===== Task material =====

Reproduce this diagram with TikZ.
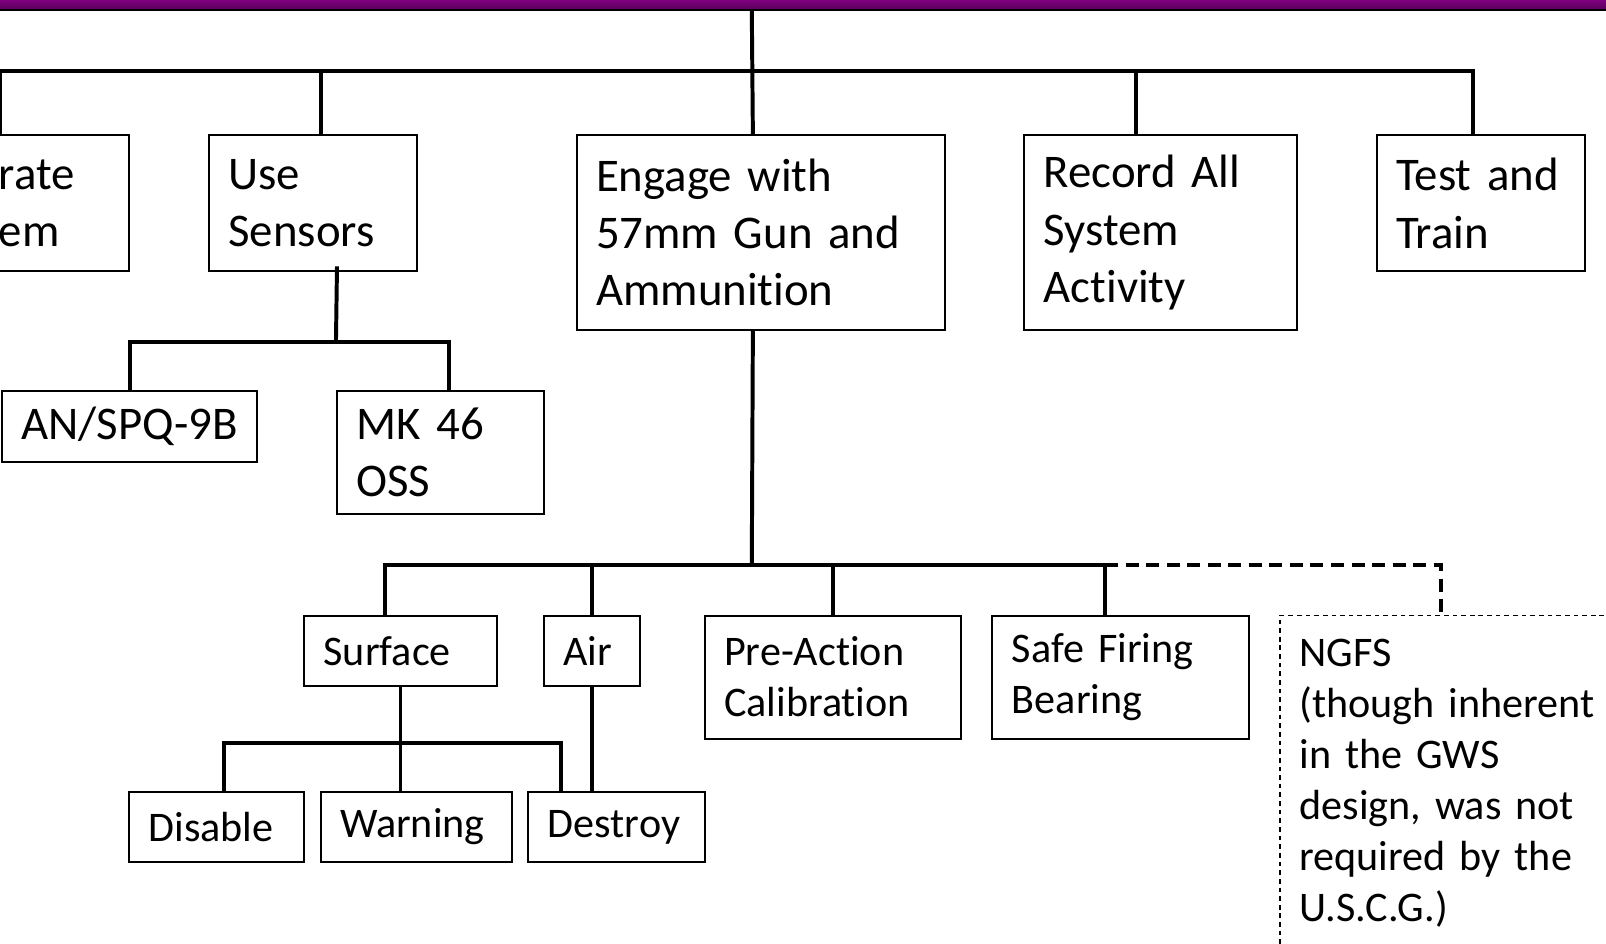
\documentclass[tikz,border=0pt]{standalone}
\usepackage{fontspec}
\setmainfont{Carlito}[Ligatures=NoCommon]
\usetikzlibrary{calc}

\definecolor{hdrtop}{RGB}{128,0,128}
\definecolor{hdrbot}{RGB}{92,0,92}

\begin{document}
\begin{tikzpicture}[
  x=0.01cm,y=-0.01cm,
  box/.style={draw,line width=0.55pt,anchor=north west,align=left,inner xsep=0.19cm,inner ysep=0pt},
  big/.style={box,font=\fontsize{13pt}{15.9pt}\selectfont},
  small/.style={box,font=\fontsize{11.7pt}{14.2pt}\selectfont},
  link/.style={line width=1.1pt},
  optlink/.style={link,dash pattern=on 3.6pt off 2.1pt},
  optbox/.style={small,solid,line width=0.4pt,dash pattern=on 1.3pt off 1.1pt},
]
  \useasboundingbox (0,0) rectangle (1568,921);
  \clip (0,0) rectangle (1568,921);

  % header strip
  \node[anchor=north west,minimum width=15.9cm,minimum height=0.09cm,inner sep=0pt,
        top color=hdrtop,bottom color=hdrbot] (bar) at (-10,-1) {};
  \draw[line width=0.6pt] (bar.south west) -- (bar.south east);

  % top level
  \node[big,text width=1.08cm,minimum height=1.33cm] (op) at (-21,131) {rate\\em};
  \node[big,text width=1.65cm,minimum height=1.33cm] (sens) at (203,131) {Use\\Sensors};
  \node[big,text width=3.21cm,minimum height=1.90cm] (eng) at (562,131) {Engage with\\57mm Gun and\\Ammunition};
  \node[big,text width=2.28cm,minimum height=1.90cm] (rec) at (999,131) {Record All\\System\\Activity};
  \node[big,text width=1.65cm,minimum height=1.33cm] (test) at (1343,131) {Test and\\Train};

  \coordinate (hub) at (734,69);
  \draw[link] (bar.south -| hub) -- ($(eng.north)+(-7.5,0)$);
  \draw[link] ($(op.north west)+(21,0)$) |- (hub);
  \draw[link] ($(sens.north)+(7.5,0)$) |- (hub);
  \draw[link] ($(rec.north)+(-24,0)$) |- (hub);
  \draw[link] ($(test.north)+(-7.5,0)$) |- (hub);

  % sensors
  \node[big,text width=2.11cm,minimum height=0.69cm] (spq) at (1,381) {AN/SPQ-9B};
  \node[big,text width=1.64cm,minimum height=1.20cm] (mk) at (328,381) {MK 46\\OSS};

  \coordinate (sbus) at (328,334);
  \draw[link] ($(sens.south)+(23.5,-6)$) -- (sbus);
  \draw[link] (spq.north) |- (sbus);
  \draw[link] ($(mk.north)+(8,0)$) |- (sbus);

  % engagement
  \node[small,text width=1.50cm,minimum height=0.69cm] (surf) at (296,600) {Surface};
  \node[small,text width=0.56cm,minimum height=0.69cm] (air) at (530,600) {Air};
  \node[small,text width=2.12cm,minimum height=1.20cm] (pre) at (687,600) {Pre-Action\\Calibration};
  \node[small,text width=2.12cm,minimum height=1.20cm] (safe) at (968,600) {Safe Firing\\Bearing};
  \node[optbox,text width=3.02cm,minimum height=3.28cm] (ngfs) at (1249,600)
    {NGFS\\(though inherent\\in the GWS\\design, was not\\required by the\\U.S.C.G.)};

  \coordinate (ebus) at (734,552);
  \coordinate (efork) at ($(safe.north)+(-15,-48)$);
  \draw[link] ($(eng.south)+(-7.5,0)$) -- (ebus);
  \draw[link] ($(surf.north)+(-15,0)$) |- (ebus);
  \draw[link] (air.north) |- (ebus);
  \draw[link] (pre.north) |- (ebus);
  \draw[link] ($(safe.north)+(-15,0)$) |- (ebus);
  \draw[optlink] (efork) -| ($(ngfs.north)+(-13,0)$);

  % outcomes
  \node[small,text width=1.33cm,minimum height=0.69cm] (dis) at (125,772) {Disable};
  \node[small,text width=1.49cm,minimum height=0.69cm] (warn) at (312,772) {Warning};
  \node[small,text width=1.34cm,minimum height=0.69cm] (dest) at (515,772) {Destroy};

  \coordinate (fbus) at (390,725);
  \draw[link] (surf.south) -- (surf.south |- warn.north);
  \draw[link] ($(dis.north)+(7.5,0)$) |- (fbus);
  \draw[link] ($(dest.north)+(-54,0)$) |- (fbus);
  \draw[link] (air.south) -- (air.south |- dest.north);
\end{tikzpicture}
\end{document}
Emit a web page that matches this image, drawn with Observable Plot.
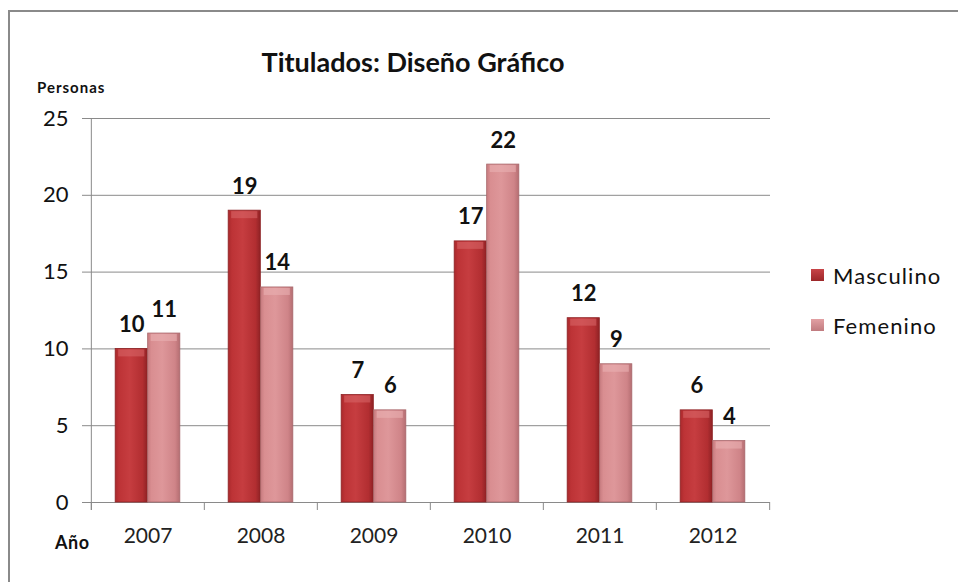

=====

Task description:
Search the records for the word "with" and copy every line where it occurs.

Result of the task:
Reproduce this diagram with TikZ.
  \node[big,text width=3.21cm,minimum height=1.90cm] (eng) at (562,131) {Engage with\\57mm Gun and\\Ammunition};
Emit a web page that matches this image, drawn with Observable Plot.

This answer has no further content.